- Task goal
Below are entries. Give back exactly the lines from the one containing "Reproduce this diagram with TikZ." through the one containing "(sA) at (158,1347)", inclusive, without the pictures.

- Raw data
────
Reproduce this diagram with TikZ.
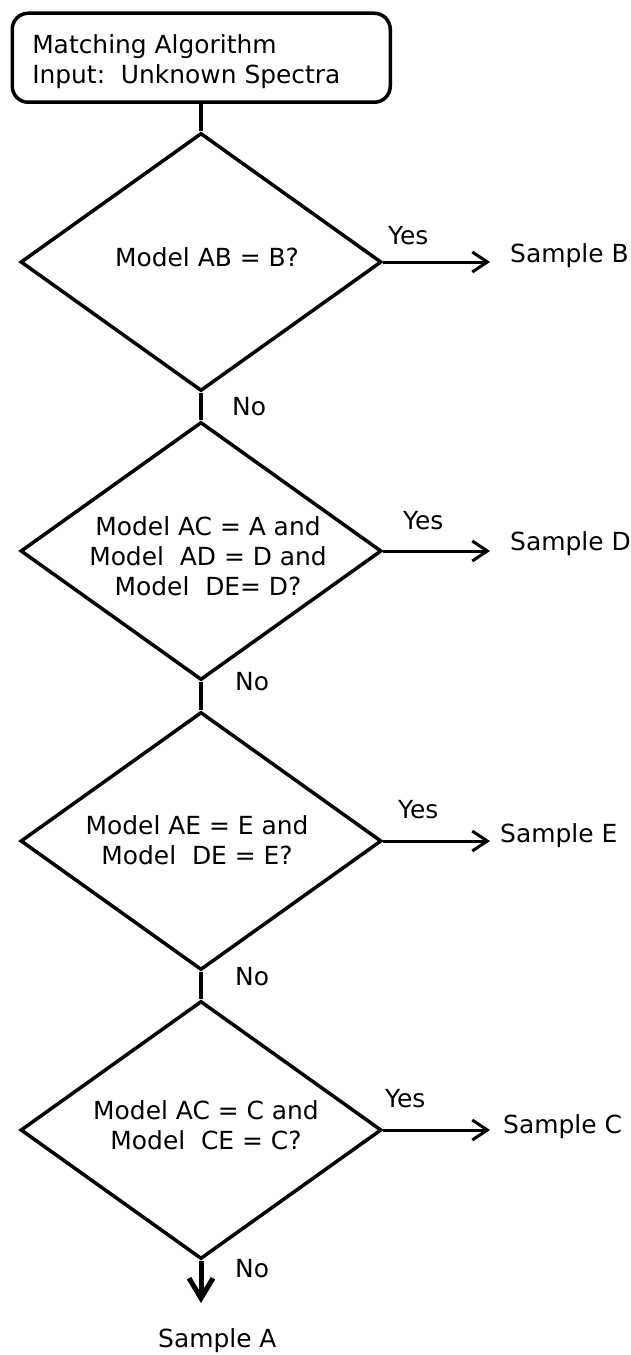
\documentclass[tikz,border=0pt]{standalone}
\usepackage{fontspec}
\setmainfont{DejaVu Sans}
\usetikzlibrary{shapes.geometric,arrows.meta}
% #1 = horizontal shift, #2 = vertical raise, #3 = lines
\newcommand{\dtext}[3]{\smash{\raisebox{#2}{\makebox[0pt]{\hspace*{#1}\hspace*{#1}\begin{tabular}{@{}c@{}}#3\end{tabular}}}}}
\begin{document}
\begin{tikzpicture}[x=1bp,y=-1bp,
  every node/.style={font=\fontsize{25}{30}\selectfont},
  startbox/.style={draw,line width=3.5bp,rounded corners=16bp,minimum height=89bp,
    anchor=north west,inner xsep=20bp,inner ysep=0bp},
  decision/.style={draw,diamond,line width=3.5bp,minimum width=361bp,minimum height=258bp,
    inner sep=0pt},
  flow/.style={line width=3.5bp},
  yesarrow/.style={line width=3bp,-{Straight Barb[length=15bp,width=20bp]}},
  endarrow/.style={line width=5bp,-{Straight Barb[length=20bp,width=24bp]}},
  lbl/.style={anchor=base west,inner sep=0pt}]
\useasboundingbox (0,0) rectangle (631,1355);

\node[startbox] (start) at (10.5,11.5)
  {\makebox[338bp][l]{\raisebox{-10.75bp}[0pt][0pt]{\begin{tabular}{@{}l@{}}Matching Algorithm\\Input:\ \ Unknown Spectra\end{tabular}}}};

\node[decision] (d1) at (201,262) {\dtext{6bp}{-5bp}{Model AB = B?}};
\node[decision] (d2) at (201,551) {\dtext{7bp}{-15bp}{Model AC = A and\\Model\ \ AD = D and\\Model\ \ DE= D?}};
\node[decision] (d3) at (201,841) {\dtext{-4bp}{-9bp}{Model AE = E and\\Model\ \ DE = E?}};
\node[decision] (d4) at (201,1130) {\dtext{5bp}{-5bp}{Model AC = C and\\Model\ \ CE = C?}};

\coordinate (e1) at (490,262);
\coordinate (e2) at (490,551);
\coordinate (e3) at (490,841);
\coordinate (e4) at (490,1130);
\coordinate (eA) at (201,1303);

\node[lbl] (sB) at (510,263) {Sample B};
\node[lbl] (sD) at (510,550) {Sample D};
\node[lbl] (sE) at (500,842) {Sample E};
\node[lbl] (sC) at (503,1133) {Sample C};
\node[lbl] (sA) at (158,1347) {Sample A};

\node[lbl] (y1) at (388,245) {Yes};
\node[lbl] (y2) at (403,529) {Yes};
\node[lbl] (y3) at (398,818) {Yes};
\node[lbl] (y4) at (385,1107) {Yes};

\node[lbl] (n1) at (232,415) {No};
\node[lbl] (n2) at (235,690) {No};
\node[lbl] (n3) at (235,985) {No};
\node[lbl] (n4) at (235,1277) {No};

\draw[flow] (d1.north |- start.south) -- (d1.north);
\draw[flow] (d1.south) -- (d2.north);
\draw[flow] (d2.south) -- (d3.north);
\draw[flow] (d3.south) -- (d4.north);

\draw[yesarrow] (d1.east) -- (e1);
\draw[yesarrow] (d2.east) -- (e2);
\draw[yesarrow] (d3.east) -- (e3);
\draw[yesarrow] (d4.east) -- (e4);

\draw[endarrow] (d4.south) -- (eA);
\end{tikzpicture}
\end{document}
────
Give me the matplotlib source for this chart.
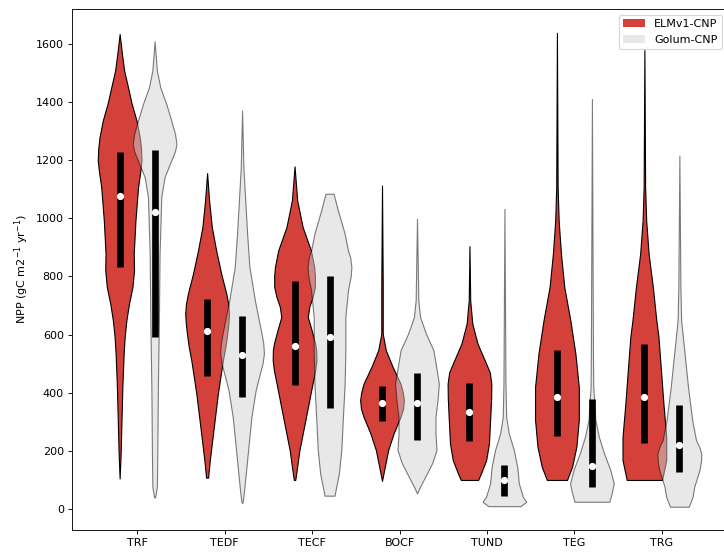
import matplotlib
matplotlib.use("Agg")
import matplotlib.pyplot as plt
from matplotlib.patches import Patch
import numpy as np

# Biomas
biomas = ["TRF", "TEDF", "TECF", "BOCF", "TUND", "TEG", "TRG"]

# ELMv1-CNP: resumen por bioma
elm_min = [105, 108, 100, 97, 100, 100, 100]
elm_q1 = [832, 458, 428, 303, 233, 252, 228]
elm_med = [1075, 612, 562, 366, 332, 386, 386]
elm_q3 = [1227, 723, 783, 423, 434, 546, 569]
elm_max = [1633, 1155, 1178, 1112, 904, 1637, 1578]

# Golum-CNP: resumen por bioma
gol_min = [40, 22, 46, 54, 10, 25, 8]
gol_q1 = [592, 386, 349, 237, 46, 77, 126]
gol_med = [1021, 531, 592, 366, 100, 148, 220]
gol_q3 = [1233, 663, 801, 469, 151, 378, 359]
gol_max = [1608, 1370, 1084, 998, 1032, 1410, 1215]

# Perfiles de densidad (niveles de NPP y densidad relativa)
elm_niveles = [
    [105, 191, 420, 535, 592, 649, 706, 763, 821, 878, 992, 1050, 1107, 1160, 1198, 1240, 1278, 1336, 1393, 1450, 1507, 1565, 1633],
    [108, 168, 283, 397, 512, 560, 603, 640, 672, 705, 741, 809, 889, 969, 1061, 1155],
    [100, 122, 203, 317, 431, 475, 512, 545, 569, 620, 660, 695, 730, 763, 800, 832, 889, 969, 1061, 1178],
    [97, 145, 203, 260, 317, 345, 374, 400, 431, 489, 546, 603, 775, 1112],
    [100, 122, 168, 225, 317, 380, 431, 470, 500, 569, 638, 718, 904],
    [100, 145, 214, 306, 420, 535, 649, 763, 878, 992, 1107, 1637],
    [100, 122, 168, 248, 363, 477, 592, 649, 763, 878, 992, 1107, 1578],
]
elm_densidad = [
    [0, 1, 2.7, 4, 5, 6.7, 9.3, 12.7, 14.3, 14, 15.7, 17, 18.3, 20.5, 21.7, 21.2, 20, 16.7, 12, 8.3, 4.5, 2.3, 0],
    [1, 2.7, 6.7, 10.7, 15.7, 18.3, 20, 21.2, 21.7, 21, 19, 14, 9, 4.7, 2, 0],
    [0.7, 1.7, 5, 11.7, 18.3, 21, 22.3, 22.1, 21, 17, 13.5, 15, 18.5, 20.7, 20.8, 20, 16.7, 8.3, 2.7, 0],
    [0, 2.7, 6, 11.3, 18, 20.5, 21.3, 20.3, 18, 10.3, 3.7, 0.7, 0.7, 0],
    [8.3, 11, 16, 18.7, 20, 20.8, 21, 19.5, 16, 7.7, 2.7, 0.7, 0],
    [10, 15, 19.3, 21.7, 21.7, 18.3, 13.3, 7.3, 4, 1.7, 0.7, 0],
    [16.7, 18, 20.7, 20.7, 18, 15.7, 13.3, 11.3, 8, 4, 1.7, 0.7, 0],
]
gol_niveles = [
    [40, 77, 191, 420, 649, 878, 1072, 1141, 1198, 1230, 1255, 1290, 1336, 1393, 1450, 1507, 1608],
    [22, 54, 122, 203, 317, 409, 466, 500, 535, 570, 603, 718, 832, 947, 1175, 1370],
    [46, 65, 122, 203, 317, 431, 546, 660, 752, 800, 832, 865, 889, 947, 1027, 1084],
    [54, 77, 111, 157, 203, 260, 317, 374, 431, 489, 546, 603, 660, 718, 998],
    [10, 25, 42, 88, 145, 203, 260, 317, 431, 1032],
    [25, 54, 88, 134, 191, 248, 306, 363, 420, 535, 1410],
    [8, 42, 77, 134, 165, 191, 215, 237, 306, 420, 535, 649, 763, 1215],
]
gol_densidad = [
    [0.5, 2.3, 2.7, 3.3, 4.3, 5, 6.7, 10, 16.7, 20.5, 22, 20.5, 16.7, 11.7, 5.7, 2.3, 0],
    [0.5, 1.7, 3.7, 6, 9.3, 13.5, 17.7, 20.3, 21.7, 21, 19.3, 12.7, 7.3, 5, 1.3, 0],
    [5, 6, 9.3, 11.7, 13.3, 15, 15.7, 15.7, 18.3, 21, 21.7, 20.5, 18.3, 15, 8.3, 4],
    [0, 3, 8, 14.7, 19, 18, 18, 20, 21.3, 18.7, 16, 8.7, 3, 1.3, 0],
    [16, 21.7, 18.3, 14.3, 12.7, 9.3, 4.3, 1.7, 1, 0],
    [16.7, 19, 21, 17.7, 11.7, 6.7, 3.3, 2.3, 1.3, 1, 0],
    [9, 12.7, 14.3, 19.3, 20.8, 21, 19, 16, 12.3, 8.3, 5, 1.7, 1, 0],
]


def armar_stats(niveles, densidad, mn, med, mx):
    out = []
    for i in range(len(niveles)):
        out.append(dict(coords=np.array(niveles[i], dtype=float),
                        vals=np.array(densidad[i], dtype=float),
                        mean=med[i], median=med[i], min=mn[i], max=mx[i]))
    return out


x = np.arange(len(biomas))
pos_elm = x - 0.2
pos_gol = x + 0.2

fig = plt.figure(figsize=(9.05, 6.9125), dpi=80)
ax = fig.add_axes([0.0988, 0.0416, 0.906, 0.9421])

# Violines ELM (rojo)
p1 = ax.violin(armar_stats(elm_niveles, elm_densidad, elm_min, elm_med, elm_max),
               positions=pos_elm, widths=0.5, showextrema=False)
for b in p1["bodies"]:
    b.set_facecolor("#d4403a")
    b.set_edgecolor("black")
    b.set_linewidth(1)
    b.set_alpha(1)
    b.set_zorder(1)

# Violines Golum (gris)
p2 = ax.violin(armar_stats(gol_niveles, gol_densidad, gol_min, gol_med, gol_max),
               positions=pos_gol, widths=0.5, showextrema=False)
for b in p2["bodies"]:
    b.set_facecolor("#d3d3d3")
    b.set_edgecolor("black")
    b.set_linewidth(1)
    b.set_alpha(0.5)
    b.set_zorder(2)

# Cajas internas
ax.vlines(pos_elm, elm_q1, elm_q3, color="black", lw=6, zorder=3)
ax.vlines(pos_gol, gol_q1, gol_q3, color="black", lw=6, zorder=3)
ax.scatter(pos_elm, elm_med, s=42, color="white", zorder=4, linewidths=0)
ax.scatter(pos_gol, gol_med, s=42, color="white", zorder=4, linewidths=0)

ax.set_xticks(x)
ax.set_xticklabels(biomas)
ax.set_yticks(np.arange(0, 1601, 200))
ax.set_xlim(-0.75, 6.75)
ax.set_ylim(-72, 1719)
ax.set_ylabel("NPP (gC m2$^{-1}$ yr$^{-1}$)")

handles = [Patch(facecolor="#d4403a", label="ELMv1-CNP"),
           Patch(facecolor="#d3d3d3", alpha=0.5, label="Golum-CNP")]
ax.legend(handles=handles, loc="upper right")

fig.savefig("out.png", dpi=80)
────
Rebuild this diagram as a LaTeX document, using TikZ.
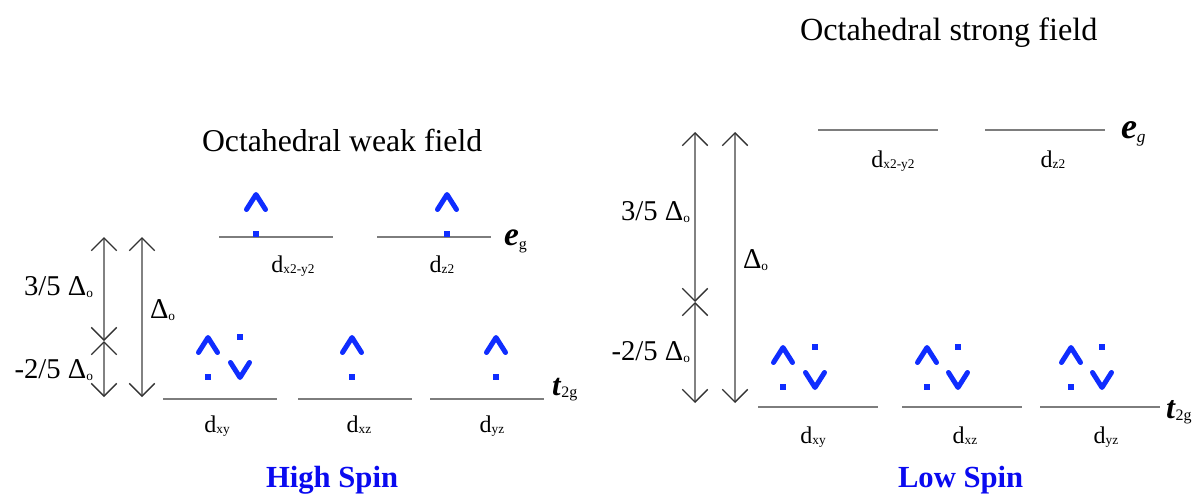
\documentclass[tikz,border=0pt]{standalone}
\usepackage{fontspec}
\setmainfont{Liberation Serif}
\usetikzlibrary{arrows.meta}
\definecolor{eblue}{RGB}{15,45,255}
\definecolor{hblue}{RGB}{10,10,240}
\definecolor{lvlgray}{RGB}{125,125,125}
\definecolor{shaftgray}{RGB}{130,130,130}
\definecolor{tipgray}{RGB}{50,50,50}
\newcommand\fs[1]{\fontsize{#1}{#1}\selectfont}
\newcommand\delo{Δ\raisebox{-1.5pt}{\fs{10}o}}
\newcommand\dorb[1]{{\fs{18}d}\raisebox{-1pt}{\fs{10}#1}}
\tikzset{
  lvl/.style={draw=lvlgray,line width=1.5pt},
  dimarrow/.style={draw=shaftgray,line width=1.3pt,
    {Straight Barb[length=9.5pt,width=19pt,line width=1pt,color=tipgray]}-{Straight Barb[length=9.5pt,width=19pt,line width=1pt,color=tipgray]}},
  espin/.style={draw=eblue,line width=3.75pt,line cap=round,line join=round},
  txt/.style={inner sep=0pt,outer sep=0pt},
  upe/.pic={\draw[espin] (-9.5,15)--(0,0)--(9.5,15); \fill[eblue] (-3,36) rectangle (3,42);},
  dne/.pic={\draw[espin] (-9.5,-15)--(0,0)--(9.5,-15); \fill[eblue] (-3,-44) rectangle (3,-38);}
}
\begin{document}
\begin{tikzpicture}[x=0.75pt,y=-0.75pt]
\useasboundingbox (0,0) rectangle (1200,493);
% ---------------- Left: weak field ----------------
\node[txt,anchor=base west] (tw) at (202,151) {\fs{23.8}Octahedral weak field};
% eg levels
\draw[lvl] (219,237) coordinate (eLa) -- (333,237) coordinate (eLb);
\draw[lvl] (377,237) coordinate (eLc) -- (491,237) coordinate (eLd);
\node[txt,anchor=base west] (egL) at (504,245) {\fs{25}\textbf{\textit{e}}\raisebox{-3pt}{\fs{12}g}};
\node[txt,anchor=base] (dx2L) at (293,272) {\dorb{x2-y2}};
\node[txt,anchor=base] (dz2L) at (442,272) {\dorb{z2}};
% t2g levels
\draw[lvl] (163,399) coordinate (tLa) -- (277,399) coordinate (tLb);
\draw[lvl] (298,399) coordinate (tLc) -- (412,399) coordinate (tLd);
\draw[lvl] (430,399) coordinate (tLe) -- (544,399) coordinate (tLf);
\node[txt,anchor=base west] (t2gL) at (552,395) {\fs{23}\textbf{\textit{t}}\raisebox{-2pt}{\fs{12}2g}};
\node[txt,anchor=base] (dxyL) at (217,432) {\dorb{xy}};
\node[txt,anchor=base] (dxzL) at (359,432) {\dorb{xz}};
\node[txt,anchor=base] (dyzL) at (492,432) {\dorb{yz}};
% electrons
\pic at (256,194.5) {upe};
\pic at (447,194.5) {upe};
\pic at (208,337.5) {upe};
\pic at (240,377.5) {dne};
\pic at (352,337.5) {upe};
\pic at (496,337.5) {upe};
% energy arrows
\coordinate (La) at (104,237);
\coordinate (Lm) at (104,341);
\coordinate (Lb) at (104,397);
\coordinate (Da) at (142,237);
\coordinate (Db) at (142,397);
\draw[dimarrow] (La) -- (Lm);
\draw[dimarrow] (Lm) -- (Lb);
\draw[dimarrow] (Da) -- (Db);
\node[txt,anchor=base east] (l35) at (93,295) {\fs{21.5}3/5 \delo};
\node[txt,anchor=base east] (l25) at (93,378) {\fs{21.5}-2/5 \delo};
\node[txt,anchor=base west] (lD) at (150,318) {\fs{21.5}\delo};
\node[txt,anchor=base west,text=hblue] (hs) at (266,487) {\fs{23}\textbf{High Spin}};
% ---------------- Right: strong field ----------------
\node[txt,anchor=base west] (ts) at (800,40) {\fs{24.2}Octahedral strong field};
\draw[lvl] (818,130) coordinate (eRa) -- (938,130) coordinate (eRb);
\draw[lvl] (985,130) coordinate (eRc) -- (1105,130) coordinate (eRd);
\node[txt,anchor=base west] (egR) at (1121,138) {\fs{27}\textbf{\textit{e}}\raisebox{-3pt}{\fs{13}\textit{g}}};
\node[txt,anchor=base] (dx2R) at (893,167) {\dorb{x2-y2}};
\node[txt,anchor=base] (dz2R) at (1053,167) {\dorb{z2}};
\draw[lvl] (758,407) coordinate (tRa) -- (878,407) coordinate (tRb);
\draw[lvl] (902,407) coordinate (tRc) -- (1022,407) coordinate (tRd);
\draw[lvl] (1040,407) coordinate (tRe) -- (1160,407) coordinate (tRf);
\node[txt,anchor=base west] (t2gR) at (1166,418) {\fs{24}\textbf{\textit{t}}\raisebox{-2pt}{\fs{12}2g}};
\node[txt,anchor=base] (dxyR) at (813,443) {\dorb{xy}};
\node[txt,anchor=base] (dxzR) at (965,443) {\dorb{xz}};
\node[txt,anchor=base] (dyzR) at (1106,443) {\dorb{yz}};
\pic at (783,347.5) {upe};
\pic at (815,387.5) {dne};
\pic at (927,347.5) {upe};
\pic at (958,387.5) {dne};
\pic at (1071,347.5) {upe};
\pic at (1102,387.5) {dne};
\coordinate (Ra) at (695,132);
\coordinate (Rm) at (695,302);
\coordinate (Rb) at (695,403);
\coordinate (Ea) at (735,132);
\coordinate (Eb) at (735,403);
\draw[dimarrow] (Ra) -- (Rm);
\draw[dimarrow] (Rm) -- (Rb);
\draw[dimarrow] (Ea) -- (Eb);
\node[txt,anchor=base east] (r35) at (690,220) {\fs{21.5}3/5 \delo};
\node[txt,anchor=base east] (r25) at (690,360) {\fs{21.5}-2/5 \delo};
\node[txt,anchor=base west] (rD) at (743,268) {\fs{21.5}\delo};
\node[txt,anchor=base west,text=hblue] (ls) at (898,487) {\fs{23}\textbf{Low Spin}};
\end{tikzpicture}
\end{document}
────
- Answer to the task
Reproduce this diagram with TikZ.
\documentclass[tikz,border=0pt]{standalone}
\usepackage{fontspec}
\setmainfont{DejaVu Sans}
\usetikzlibrary{shapes.geometric,arrows.meta}
% #1 = horizontal shift, #2 = vertical raise, #3 = lines
\newcommand{\dtext}[3]{\smash{\raisebox{#2}{\makebox[0pt]{\hspace*{#1}\hspace*{#1}\begin{tabular}{@{}c@{}}#3\end{tabular}}}}}
\begin{document}
\begin{tikzpicture}[x=1bp,y=-1bp,
  every node/.style={font=\fontsize{25}{30}\selectfont},
  startbox/.style={draw,line width=3.5bp,rounded corners=16bp,minimum height=89bp,
    anchor=north west,inner xsep=20bp,inner ysep=0bp},
  decision/.style={draw,diamond,line width=3.5bp,minimum width=361bp,minimum height=258bp,
    inner sep=0pt},
  flow/.style={line width=3.5bp},
  yesarrow/.style={line width=3bp,-{Straight Barb[length=15bp,width=20bp]}},
  endarrow/.style={line width=5bp,-{Straight Barb[length=20bp,width=24bp]}},
  lbl/.style={anchor=base west,inner sep=0pt}]
\useasboundingbox (0,0) rectangle (631,1355);

\node[startbox] (start) at (10.5,11.5)
  {\makebox[338bp][l]{\raisebox{-10.75bp}[0pt][0pt]{\begin{tabular}{@{}l@{}}Matching Algorithm\\Input:\ \ Unknown Spectra\end{tabular}}}};

\node[decision] (d1) at (201,262) {\dtext{6bp}{-5bp}{Model AB = B?}};
\node[decision] (d2) at (201,551) {\dtext{7bp}{-15bp}{Model AC = A and\\Model\ \ AD = D and\\Model\ \ DE= D?}};
\node[decision] (d3) at (201,841) {\dtext{-4bp}{-9bp}{Model AE = E and\\Model\ \ DE = E?}};
\node[decision] (d4) at (201,1130) {\dtext{5bp}{-5bp}{Model AC = C and\\Model\ \ CE = C?}};

\coordinate (e1) at (490,262);
\coordinate (e2) at (490,551);
\coordinate (e3) at (490,841);
\coordinate (e4) at (490,1130);
\coordinate (eA) at (201,1303);

\node[lbl] (sB) at (510,263) {Sample B};
\node[lbl] (sD) at (510,550) {Sample D};
\node[lbl] (sE) at (500,842) {Sample E};
\node[lbl] (sC) at (503,1133) {Sample C};
\node[lbl] (sA) at (158,1347) {Sample A};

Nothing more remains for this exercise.